RECORDS PROVIDED start
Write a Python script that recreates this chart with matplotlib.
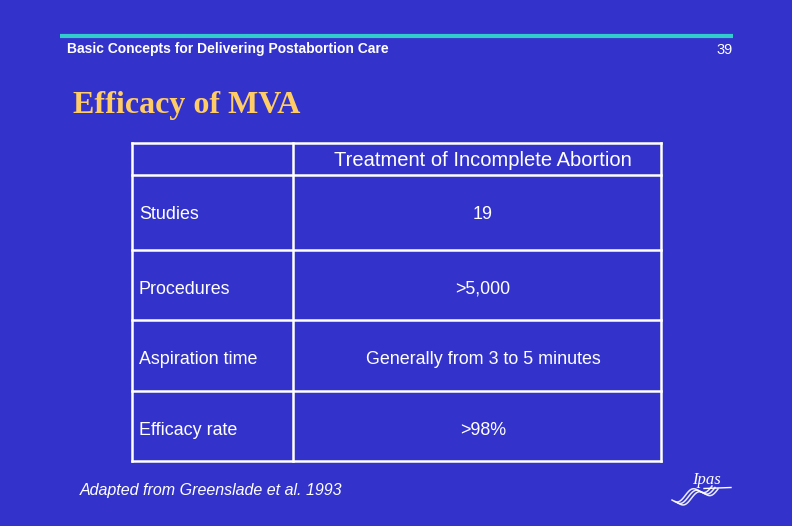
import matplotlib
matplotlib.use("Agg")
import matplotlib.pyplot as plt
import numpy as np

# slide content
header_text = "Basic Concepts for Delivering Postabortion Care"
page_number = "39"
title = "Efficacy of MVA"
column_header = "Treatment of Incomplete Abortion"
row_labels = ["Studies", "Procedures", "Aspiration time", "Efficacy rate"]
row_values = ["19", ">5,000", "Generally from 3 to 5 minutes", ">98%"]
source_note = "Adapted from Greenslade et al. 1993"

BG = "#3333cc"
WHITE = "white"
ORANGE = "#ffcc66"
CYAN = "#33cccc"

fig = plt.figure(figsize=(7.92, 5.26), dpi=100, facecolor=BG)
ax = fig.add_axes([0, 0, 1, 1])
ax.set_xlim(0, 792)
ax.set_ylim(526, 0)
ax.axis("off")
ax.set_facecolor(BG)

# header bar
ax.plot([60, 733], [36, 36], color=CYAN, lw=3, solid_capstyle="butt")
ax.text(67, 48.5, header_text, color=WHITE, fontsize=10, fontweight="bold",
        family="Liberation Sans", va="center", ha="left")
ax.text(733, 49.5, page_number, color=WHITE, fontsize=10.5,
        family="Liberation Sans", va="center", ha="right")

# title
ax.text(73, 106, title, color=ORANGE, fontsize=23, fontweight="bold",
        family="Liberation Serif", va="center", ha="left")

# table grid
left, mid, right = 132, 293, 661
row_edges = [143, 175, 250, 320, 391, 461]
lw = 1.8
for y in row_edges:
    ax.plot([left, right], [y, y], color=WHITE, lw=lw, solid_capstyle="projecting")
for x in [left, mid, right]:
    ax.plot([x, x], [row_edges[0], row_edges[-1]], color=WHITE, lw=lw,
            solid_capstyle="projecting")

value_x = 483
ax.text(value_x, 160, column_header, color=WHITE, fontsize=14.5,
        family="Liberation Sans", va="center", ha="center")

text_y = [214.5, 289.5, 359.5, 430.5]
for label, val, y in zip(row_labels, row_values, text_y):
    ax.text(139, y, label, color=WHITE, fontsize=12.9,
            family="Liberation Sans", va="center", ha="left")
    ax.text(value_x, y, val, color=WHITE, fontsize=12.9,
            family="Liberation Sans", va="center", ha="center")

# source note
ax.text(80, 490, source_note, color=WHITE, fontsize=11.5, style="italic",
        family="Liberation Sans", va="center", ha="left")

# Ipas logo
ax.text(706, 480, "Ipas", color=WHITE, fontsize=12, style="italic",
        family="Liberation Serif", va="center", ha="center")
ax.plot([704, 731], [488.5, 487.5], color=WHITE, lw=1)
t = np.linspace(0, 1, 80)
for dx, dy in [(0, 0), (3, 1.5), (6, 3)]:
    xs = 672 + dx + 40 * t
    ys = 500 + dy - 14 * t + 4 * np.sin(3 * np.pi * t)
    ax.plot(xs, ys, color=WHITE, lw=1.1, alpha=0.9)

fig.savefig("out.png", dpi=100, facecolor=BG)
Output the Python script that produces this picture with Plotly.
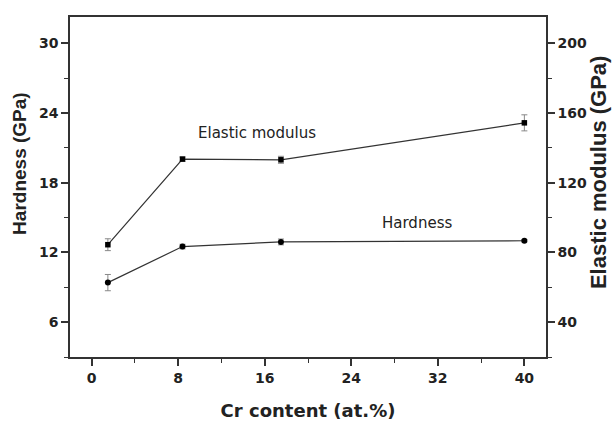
RECORDS PROVIDED end
## REQUIREMENTS
Work out how many lines of the data hold the string "this". Reply with that number alone.

## WORKED ANSWER
2